STATED PROBLEM:
Write out the material exactly. Do not include the pictures.

GIVEN DATA:

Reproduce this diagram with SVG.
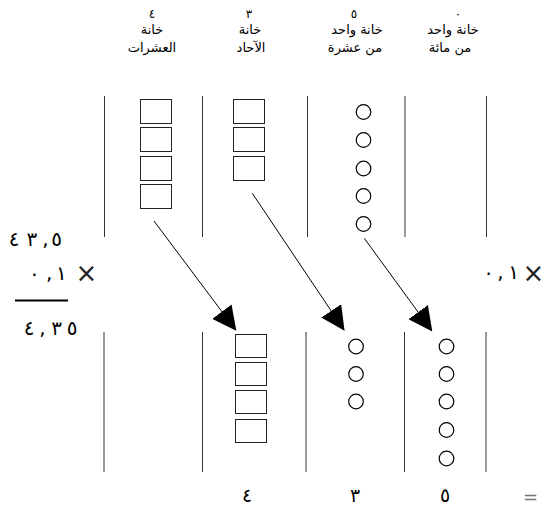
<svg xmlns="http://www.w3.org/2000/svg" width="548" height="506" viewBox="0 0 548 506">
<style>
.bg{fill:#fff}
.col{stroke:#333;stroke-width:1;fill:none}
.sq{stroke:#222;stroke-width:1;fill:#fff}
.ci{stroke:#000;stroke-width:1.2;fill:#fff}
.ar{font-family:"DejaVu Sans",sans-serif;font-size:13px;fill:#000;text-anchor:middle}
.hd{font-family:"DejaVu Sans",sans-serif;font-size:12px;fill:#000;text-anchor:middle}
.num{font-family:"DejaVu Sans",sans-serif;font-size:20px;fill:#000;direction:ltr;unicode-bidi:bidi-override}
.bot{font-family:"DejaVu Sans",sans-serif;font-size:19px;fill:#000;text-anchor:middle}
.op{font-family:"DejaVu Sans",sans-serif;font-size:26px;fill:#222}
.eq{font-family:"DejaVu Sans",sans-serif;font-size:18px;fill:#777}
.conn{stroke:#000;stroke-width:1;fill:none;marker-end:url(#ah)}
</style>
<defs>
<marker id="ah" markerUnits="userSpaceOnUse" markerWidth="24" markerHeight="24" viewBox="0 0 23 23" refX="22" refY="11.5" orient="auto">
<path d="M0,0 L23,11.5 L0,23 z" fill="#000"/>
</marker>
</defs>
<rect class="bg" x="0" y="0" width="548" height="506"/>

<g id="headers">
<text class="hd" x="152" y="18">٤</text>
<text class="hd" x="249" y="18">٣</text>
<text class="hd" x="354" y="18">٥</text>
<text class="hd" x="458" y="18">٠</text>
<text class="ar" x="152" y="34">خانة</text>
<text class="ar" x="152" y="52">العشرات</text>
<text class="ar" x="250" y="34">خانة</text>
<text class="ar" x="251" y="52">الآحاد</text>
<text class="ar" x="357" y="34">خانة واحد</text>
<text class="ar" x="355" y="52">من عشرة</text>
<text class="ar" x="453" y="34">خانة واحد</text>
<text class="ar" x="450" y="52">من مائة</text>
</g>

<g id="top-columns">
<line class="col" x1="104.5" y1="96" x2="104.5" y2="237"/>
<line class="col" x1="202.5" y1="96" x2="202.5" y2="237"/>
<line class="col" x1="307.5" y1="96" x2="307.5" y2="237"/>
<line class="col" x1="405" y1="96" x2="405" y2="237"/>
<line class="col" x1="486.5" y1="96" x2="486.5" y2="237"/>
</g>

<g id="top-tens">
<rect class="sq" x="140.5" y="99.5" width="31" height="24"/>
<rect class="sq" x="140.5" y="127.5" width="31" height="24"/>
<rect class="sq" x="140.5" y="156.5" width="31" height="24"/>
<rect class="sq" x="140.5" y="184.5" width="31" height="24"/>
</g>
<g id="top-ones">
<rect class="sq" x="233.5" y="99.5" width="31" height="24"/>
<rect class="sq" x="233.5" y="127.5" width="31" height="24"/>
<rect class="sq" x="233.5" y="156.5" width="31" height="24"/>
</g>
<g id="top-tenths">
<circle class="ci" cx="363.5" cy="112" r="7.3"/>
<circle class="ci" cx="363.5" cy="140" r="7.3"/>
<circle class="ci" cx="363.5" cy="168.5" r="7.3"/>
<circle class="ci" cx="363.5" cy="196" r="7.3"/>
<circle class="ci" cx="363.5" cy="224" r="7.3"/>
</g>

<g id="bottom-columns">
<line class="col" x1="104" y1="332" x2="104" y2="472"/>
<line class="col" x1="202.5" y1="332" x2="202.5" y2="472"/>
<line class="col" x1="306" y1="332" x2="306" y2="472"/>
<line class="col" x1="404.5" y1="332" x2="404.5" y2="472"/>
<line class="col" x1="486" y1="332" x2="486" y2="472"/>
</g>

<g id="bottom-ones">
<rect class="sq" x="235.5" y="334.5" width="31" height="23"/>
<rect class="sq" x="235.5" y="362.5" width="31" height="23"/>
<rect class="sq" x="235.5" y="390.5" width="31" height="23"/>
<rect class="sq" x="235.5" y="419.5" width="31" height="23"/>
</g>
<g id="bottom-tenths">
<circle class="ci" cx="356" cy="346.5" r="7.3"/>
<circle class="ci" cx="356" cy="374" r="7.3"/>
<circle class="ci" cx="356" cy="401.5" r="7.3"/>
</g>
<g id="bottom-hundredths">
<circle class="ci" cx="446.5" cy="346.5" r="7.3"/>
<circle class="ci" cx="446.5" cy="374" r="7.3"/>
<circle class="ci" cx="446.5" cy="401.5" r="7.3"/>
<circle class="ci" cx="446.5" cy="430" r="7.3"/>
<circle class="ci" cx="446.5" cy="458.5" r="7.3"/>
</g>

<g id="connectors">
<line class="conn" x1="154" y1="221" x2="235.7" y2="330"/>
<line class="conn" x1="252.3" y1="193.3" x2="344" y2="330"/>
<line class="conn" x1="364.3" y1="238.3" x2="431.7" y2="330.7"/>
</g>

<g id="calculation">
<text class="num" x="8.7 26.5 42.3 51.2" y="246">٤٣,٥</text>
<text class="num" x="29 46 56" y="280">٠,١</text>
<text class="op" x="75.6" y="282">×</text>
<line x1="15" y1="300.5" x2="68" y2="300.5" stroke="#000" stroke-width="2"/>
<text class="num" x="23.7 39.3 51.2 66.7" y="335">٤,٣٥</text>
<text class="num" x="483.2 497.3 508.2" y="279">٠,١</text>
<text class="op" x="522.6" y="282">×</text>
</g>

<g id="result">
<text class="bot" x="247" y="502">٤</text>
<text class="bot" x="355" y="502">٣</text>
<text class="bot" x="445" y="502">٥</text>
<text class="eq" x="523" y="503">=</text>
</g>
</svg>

SOLUTION BELOW:
Reproduce this diagram with SVG.
<svg xmlns="http://www.w3.org/2000/svg" width="548" height="506" viewBox="0 0 548 506">
<style>
.bg{fill:#fff}
.col{stroke:#333;stroke-width:1;fill:none}
.sq{stroke:#222;stroke-width:1;fill:#fff}
.ci{stroke:#000;stroke-width:1.2;fill:#fff}
.ar{font-family:"DejaVu Sans",sans-serif;font-size:13px;fill:#000;text-anchor:middle}
.hd{font-family:"DejaVu Sans",sans-serif;font-size:12px;fill:#000;text-anchor:middle}
.num{font-family:"DejaVu Sans",sans-serif;font-size:20px;fill:#000;direction:ltr;unicode-bidi:bidi-override}
.bot{font-family:"DejaVu Sans",sans-serif;font-size:19px;fill:#000;text-anchor:middle}
.op{font-family:"DejaVu Sans",sans-serif;font-size:26px;fill:#222}
.eq{font-family:"DejaVu Sans",sans-serif;font-size:18px;fill:#777}
.conn{stroke:#000;stroke-width:1;fill:none;marker-end:url(#ah)}
</style>
<defs>
<marker id="ah" markerUnits="userSpaceOnUse" markerWidth="24" markerHeight="24" viewBox="0 0 23 23" refX="22" refY="11.5" orient="auto">
<path d="M0,0 L23,11.5 L0,23 z" fill="#000"/>
</marker>
</defs>
<rect class="bg" x="0" y="0" width="548" height="506"/>

<g id="headers">
<text class="hd" x="152" y="18">٤</text>
<text class="hd" x="249" y="18">٣</text>
<text class="hd" x="354" y="18">٥</text>
<text class="hd" x="458" y="18">٠</text>
<text class="ar" x="152" y="34">خانة</text>
<text class="ar" x="152" y="52">العشرات</text>
<text class="ar" x="250" y="34">خانة</text>
<text class="ar" x="251" y="52">الآحاد</text>
<text class="ar" x="357" y="34">خانة واحد</text>
<text class="ar" x="355" y="52">من عشرة</text>
<text class="ar" x="453" y="34">خانة واحد</text>
<text class="ar" x="450" y="52">من مائة</text>
</g>

<g id="top-columns">
<line class="col" x1="104.5" y1="96" x2="104.5" y2="237"/>
<line class="col" x1="202.5" y1="96" x2="202.5" y2="237"/>
<line class="col" x1="307.5" y1="96" x2="307.5" y2="237"/>
<line class="col" x1="405" y1="96" x2="405" y2="237"/>
<line class="col" x1="486.5" y1="96" x2="486.5" y2="237"/>
</g>

<g id="top-tens">
<rect class="sq" x="140.5" y="99.5" width="31" height="24"/>
<rect class="sq" x="140.5" y="127.5" width="31" height="24"/>
<rect class="sq" x="140.5" y="156.5" width="31" height="24"/>
<rect class="sq" x="140.5" y="184.5" width="31" height="24"/>
</g>
<g id="top-ones">
<rect class="sq" x="233.5" y="99.5" width="31" height="24"/>
<rect class="sq" x="233.5" y="127.5" width="31" height="24"/>
<rect class="sq" x="233.5" y="156.5" width="31" height="24"/>
</g>
<g id="top-tenths">
<circle class="ci" cx="363.5" cy="112" r="7.3"/>
<circle class="ci" cx="363.5" cy="140" r="7.3"/>
<circle class="ci" cx="363.5" cy="168.5" r="7.3"/>
<circle class="ci" cx="363.5" cy="196" r="7.3"/>
<circle class="ci" cx="363.5" cy="224" r="7.3"/>
</g>

<g id="bottom-columns">
<line class="col" x1="104" y1="332" x2="104" y2="472"/>
<line class="col" x1="202.5" y1="332" x2="202.5" y2="472"/>
<line class="col" x1="306" y1="332" x2="306" y2="472"/>
<line class="col" x1="404.5" y1="332" x2="404.5" y2="472"/>
<line class="col" x1="486" y1="332" x2="486" y2="472"/>
</g>

<g id="bottom-ones">
<rect class="sq" x="235.5" y="334.5" width="31" height="23"/>
<rect class="sq" x="235.5" y="362.5" width="31" height="23"/>
<rect class="sq" x="235.5" y="390.5" width="31" height="23"/>
<rect class="sq" x="235.5" y="419.5" width="31" height="23"/>
</g>
<g id="bottom-tenths">
<circle class="ci" cx="356" cy="346.5" r="7.3"/>
<circle class="ci" cx="356" cy="374" r="7.3"/>
<circle class="ci" cx="356" cy="401.5" r="7.3"/>
</g>
<g id="bottom-hundredths">
<circle class="ci" cx="446.5" cy="346.5" r="7.3"/>
<circle class="ci" cx="446.5" cy="374" r="7.3"/>
<circle class="ci" cx="446.5" cy="401.5" r="7.3"/>
<circle class="ci" cx="446.5" cy="430" r="7.3"/>
<circle class="ci" cx="446.5" cy="458.5" r="7.3"/>
</g>

<g id="connectors">
<line class="conn" x1="154" y1="221" x2="235.7" y2="330"/>
<line class="conn" x1="252.3" y1="193.3" x2="344" y2="330"/>
<line class="conn" x1="364.3" y1="238.3" x2="431.7" y2="330.7"/>
</g>

<g id="calculation">
<text class="num" x="8.7 26.5 42.3 51.2" y="246">٤٣,٥</text>
<text class="num" x="29 46 56" y="280">٠,١</text>
<text class="op" x="75.6" y="282">×</text>
<line x1="15" y1="300.5" x2="68" y2="300.5" stroke="#000" stroke-width="2"/>
<text class="num" x="23.7 39.3 51.2 66.7" y="335">٤,٣٥</text>
<text class="num" x="483.2 497.3 508.2" y="279">٠,١</text>
<text class="op" x="522.6" y="282">×</text>
</g>

<g id="result">
<text class="bot" x="247" y="502">٤</text>
<text class="bot" x="355" y="502">٣</text>
<text class="bot" x="445" y="502">٥</text>
<text class="eq" x="523" y="503">=</text>
</g>
</svg>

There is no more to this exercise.